Fabric Loses License

Islington council revoked the license of London club  over drug concerns. But there may be more to the story than meets the eye. 

Photo: David Mirzoeff / PA via AP
London’s mayor says the city’s nightlife is under threat, with the closure of the Fabric club that was spurred by the deaths of two clubgoers.

Fabric’s license was first suspended and eventually revoked after the drug-related deaths of two clubgoers this summer.

The Independent reports that Islington council may have used drug abuse as a pretext to shut down the club and offer the premises to foreign investors. The newspaper arrived at this conclusion after obtaining police and council documents through the Freedom of Information Act.

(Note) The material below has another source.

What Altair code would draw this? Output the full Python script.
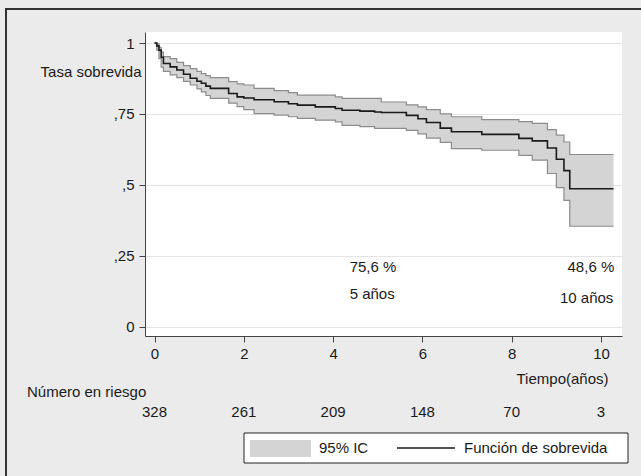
import altair as alt
import pandas as pd

# ---- data (Kaplan-Meier estimate with 95% CI) ----
tiempo = [0.00, 0.05, 0.10, 0.15, 0.20, 0.35, 0.50, 0.65, 0.80, 0.95, 1.05, 1.15,
          1.25, 1.66, 1.85, 2.00, 2.23, 2.68, 3.00, 3.20, 3.60, 4.05, 4.20, 4.60,
          4.93, 5.08, 5.64, 5.90, 6.09, 6.40, 6.65, 7.33, 8.16, 8.46, 8.80, 9.00,
          9.17, 9.30, 10.28]
supervivencia = [1.000, 0.990, 0.975, 0.950, 0.928, 0.916, 0.905, 0.890, 0.876, 0.865,
                 0.858, 0.848, 0.840, 0.822, 0.810, 0.806, 0.800, 0.793, 0.786, 0.781,
                 0.775, 0.769, 0.763, 0.760, 0.757, 0.755, 0.745, 0.733, 0.720, 0.700,
                 0.687, 0.678, 0.664, 0.655, 0.630, 0.590, 0.550, 0.486, 0.486]
ic_inferior = [1.000, 0.975, 0.945, 0.915, 0.900, 0.888, 0.878, 0.865, 0.852, 0.838,
               0.828, 0.815, 0.805, 0.788, 0.776, 0.765, 0.751, 0.746, 0.740, 0.734,
               0.728, 0.722, 0.710, 0.705, 0.699, 0.699, 0.692, 0.680, 0.665, 0.650,
               0.628, 0.622, 0.604, 0.587, 0.540, 0.490, 0.445, 0.354, 0.354]
ic_superior = [1.000, 0.998, 0.985, 0.968, 0.952, 0.945, 0.932, 0.920, 0.910, 0.900,
               0.892, 0.885, 0.878, 0.864, 0.856, 0.852, 0.840, 0.832, 0.825, 0.816,
               0.816, 0.810, 0.805, 0.805, 0.805, 0.792, 0.782, 0.775, 0.765, 0.750,
               0.740, 0.730, 0.723, 0.717, 0.695, 0.675, 0.651, 0.607, 0.607]

riesgo_t = [0, 2, 4, 6, 8, 10]
riesgo_n = ["328", "261", "209", "148", "70", "3"]

x_ticks = [0, 2, 4, 6, 8, 10]
y_ticks = [0, 0.25, 0.5, 0.75, 1]
y_labels = ["0", ",25", ",5", ",75", "1"]

anot_t = [4.37, 4.37, 9.25, 9.08]
anot_s = [0.211, 0.114, 0.211, 0.0995]
anot_txt = ["75,6 %", "5 años", "48,6 %", "10 años"]

FONT = "Liberation Sans"
FS = 15
TXT = "#1a1a1a"
W, H = 477, 304

df = pd.DataFrame({"t": tiempo, "s": supervivencia, "lo": ic_inferior, "hi": ic_superior})
df_riesgo = pd.DataFrame({"t": riesgo_t, "n": riesgo_n})
df_anot = pd.DataFrame({"t": anot_t, "s": anot_s, "txt": anot_txt})
df_one = pd.DataFrame({"a": [0]})

xs = alt.Scale(domain=[-0.213, 10.47], nice=False, zero=False)
ys = alt.Scale(domain=[-0.0328, 1.0388], nice=False, zero=False)

label_expr = " : ".join(f"datum.value == {v} ? '{l}'" for v, l in zip(y_ticks, y_labels)) + " : ''"

x_axis = alt.Axis(values=x_ticks, format="d", title="Tiempo(años)", titleX=463, titleY=42,
                  titleAlign="right", titleBaseline="middle", titleFontWeight="normal",
                  titleFontSize=FS, labelFontSize=FS, tickSize=6, labelPadding=4, grid=False,
                  domainColor="#444", tickColor="#444", labelColor=TXT, titleColor=TXT)
y_axis = alt.Axis(values=y_ticks, labelExpr=label_expr, title="Tasa sobrevida", titleAngle=0,
                  titleX=-4, titleY=39, titleAlign="right", titleBaseline="middle",
                  titleFontWeight="normal", titleFontSize=FS, labelFontSize=FS, tickSize=6,
                  labelPadding=5, grid=True, gridColor="#e4e4e4", domainColor="#444",
                  tickColor="#444", labelColor=TXT, titleColor=TXT)


def X(field="t"):
    return alt.X(f"{field}:Q", scale=xs, axis=x_axis)


def Y(field):
    return alt.Y(f"{field}:Q", scale=ys, axis=y_axis)


banda = alt.Chart(df).mark_area(interpolate="step-after", color="#d4d4d4").encode(
    x=X(), y=Y("lo"), y2="hi:Q")
borde_inf = alt.Chart(df).mark_line(interpolate="step-after", color="#8c8c8c", strokeWidth=1.2).encode(
    x=X(), y=Y("lo"))
borde_sup = alt.Chart(df).mark_line(interpolate="step-after", color="#8c8c8c", strokeWidth=1.2).encode(
    x=X(), y=Y("hi"))
curva = alt.Chart(df).mark_line(interpolate="step-after", color="#1a1a1a", strokeWidth=1.6).encode(
    x=X(), y=Y("s"))

anotaciones = alt.Chart(df_anot).mark_text(align="left", baseline="middle", font=FONT,
                                           fontSize=FS, color=TXT).encode(
    x=X(), y=Y("s"), text="txt:N")

riesgo = alt.Chart(df_riesgo).mark_text(align="center", baseline="middle", font=FONT,
                                        fontSize=FS, color=TXT).encode(
    x=X(), y=alt.value(380), text="n:N")
riesgo_titulo = alt.Chart(df_one).mark_text(align="left", baseline="middle", font=FONT,
                                            fontSize=FS, color=TXT, text="Número en riesgo").encode(
    x=alt.value(-118), y=alt.value(360))

# outer frame (top and left edges visible)
marco = alt.Chart(df_one).mark_rect(fillOpacity=0, stroke="#333333", strokeWidth=2).encode(
    x=alt.value(-139), y=alt.value(-23), x2=alt.value(900), y2=alt.value(900))

# legend box
ley_caja = alt.Chart(df_one).mark_rect(fill="white", stroke="#222222", strokeWidth=1).encode(
    x=alt.value(99), x2=alt.value(483), y=alt.value(401), y2=alt.value(431))
ley_muestra = alt.Chart(df_one).mark_rect(fill="#d4d4d4").encode(
    x=alt.value(105), x2=alt.value(166), y=alt.value(408), y2=alt.value(425))
ley_txt1 = alt.Chart(df_one).mark_text(align="left", baseline="middle", font=FONT, fontSize=FS,
                                       color=TXT, text="95% IC").encode(
    x=alt.value(174), y=alt.value(416))
ley_linea = alt.Chart(df_one).mark_rule(color="#1a1a1a", strokeWidth=1.4).encode(
    x=alt.value(252), x2=alt.value(310), y=alt.value(416))
ley_txt2 = alt.Chart(df_one).mark_text(align="left", baseline="middle", font=FONT, fontSize=FS,
                                       color=TXT, text="Función de sobrevida").encode(
    x=alt.value(319), y=alt.value(416))

chart = alt.layer(
    banda, borde_inf, borde_sup, curva, anotaciones, riesgo, riesgo_titulo,
    marco, ley_caja, ley_muestra, ley_txt1, ley_linea, ley_txt2
).properties(
    width=W, height=H,
    autosize=alt.AutoSizeParams(type="none"),
    padding={"left": 145, "top": 32, "right": 19, "bottom": 140},
    background="#ebebeb",
).configure_view(
    fill="white", strokeWidth=0
).configure_axis(
    labelFont=FONT, titleFont=FONT
)

chart.save("out.html", embed_options={"renderer": "svg", "actions": False})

Documents showed that on July 2, two undercover police officers entered Fabric to verify that the club was complying with its licensing conditions. The operation was labeled Operation Lenor, prompting associations with the fabric softener brand. The police officers did not find any hard evidence for drug use, but mentioned a lot of suspicions in their report. “It was clear when looking around that some people were intoxicated by drugs or otherwise, they were sweating and had glazed red eyes and appeared to be staring into space,” one report reads.

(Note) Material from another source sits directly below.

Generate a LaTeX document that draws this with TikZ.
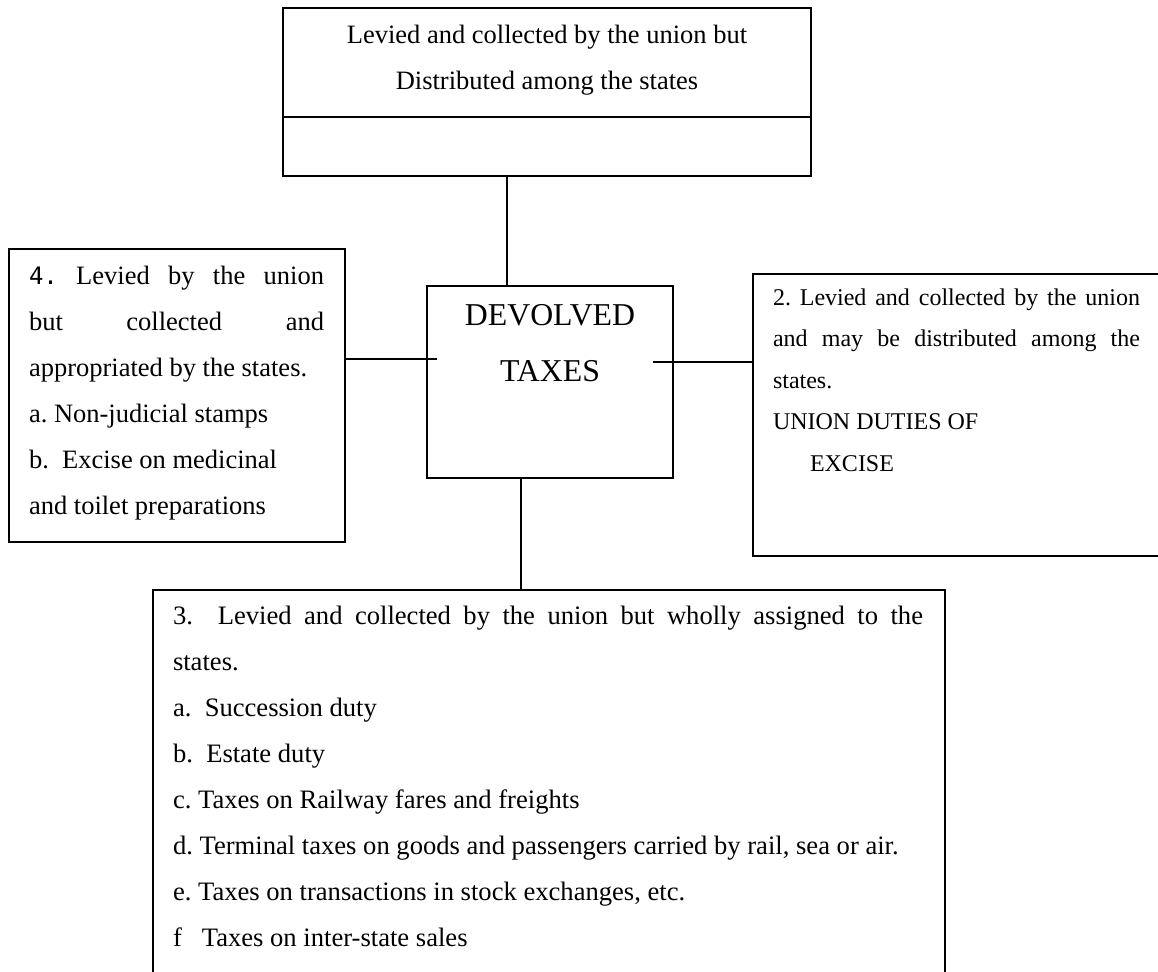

While Islington council used these observations to justify its decision to revoke Fabric’s license, other findings were left out. For example, both officers mentioned in their reports that the club’s crowd was peaceful, friendly and non-threatening. What is more, Fabric’s license had already been reviewed in 2014 “following four drug deaths over three and a half years from individuals visiting the premises.”

Even then, council and police tried to impose harsh conditions on the venue’s operators. Conditions that were later lifted because a judge deemed them counterproductive. The judge described Fabric’s operator as a beacon of best practice. The Independent goes on to describe, that Islington council is strapped for cash, pointing out that it “has lost half its funding since 2010. A spending review in 2015 confirmed cuts of £70m over the next four years. In 2016 alone it stands to lose £17m. The Islington police, who are partly funded by the council, face similar cuts: anything up to 44 per cent of the staff numbers – or 252 officers.”

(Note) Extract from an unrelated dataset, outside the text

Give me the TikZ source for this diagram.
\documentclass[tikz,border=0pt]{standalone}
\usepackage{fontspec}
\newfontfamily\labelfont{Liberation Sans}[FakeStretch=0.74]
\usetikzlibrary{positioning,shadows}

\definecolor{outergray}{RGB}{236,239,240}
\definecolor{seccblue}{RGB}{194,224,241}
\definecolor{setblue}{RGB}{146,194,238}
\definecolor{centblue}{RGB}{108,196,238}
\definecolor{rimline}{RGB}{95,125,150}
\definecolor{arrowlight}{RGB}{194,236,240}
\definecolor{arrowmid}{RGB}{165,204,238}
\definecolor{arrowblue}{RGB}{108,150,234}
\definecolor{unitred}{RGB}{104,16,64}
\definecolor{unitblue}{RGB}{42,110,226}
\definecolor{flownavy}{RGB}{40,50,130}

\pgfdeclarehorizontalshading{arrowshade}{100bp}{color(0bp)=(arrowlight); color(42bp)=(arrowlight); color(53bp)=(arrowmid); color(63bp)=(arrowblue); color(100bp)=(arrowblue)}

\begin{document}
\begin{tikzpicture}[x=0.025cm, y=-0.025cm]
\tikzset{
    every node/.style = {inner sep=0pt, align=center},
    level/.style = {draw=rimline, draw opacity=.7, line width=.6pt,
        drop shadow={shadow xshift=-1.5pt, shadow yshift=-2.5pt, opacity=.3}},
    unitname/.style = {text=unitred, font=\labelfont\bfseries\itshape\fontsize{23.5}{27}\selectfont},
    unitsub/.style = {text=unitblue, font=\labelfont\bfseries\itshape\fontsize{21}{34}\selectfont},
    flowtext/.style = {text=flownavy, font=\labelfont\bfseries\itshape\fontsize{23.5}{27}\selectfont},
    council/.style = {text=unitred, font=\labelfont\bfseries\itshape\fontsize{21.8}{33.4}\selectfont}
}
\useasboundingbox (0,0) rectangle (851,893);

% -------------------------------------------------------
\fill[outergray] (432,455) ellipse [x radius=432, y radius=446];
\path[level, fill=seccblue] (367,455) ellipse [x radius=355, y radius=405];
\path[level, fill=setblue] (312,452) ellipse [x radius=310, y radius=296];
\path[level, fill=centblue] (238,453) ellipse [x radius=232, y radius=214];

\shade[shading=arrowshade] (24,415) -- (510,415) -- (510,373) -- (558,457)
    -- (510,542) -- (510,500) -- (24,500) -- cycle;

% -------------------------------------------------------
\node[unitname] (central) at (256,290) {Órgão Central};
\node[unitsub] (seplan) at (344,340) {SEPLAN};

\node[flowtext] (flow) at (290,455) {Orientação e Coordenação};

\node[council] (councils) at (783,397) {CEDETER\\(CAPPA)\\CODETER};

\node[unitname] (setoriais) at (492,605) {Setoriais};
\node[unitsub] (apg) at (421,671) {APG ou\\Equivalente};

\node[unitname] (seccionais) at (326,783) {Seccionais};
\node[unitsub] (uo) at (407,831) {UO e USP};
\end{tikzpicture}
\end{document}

These findings and more led The Independent to conclude that the Fabric case “was a long pre-planned event, orchestrated by a cash-strapped council, using the police as pawns.

“Follow the documents, and follow the money trail. Fabric was always going to close, drugs deaths notwithstanding. It’s not the police. It’s not drug laws. It’s likely a government that continues to roll back public services and institutions in an ever more calculating attempt to attract foreign money. And no amount of well-meaning drug law debates is going to change that.”